Tests for specific partition

To run tests for a specific partition, use the --system option and specify the cluster and partition. For example:

cd /project/hpcroot/rfm
./reframe-4.5.1/bin/reframe -C ./reframe-tests/config/discovery.py -c ./reframe-tests/tests/ --system=discovery:gpu -r

Tests for every node in specific partition

To run tests for every node in a specific partition, use the --system and --distribute options. For example:

cd /project/hpcroot/rfm
./reframe-4.5.1/bin/reframe -C ./reframe-tests/config/discovery.py -c ./reframe-tests/tests/julia-pi.py --system=discovery:debug --distribute=all -r

Entire test suite

To run the entire suite of tests, use the path to the tests directory:

cd /project/hpcroot/rfm
./reframe-4.5.1/bin/reframe -C ./reframe-tests/config/discovery.py -c ./reframe-tests/tests/ -r

Reservations

A reservation may be required to run tests, like during maintenance periods.

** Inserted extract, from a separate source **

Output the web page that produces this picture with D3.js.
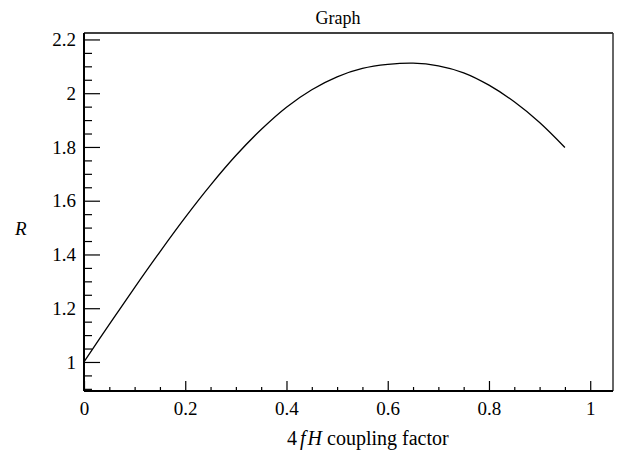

First, find the reservation name to use:

scontrol show reservation

Then, specify the reservation name using SBATCH_RESERVATION environment variable. For example:

export SBATCH_RESERVATION=res_12345

The variable will then be exported to the ReFrame Slurm jobs and allow them to run.

Running tests during maintenance periods

A list of specific tests to run during maintenance periods.

Discovery tests

# All tests
./reframe-4.5.1/bin/reframe -C ./reframe-tests/config/discovery.py -c ./reframe-tests/tests/ -r
# Test every node using Julia test
./reframe-4.5.1/bin/reframe -C ./reframe-tests/config/discovery.py -c ./reframe-tests/tests/julia-pi.py --distribute=all -r
# Test GPU access for every node in gpu partition
./reframe-4.5.1/bin/reframe -C ./reframe-tests/config/discovery.py -c ./reframe-tests/tests/singularity-gpu-hello.py --system=discovery:gpu --distribute=all -r
# Test every node in epyc-64 and largemem partitions using STREAM test
./reframe-4.5.1/bin/reframe -C ./reframe-tests/config/discovery.py -c ./reframe-tests/tests/stream.py --system=discovery:epyc-64 --distribute=all -r
./reframe-4.5.1/bin/reframe -C ./reframe-tests/config/discovery.py -c ./reframe-tests/tests/stream.py --system=discovery:largemem --distribute=all -r

Endeavour tests

# All tests
./reframe-4.5.1/bin/reframe -C ./reframe-tests/config/endeavour.py -c ./reframe-tests/tests/ -r
# Test every node using Julia test
./reframe-4.5.1/bin/reframe -C ./reframe-tests/config/endeavour.py -c ./reframe-tests/tests/julia-pi.py --distribute=all -r

Checking test logs

Various log files can be found in /project/hpcroot/rfm/.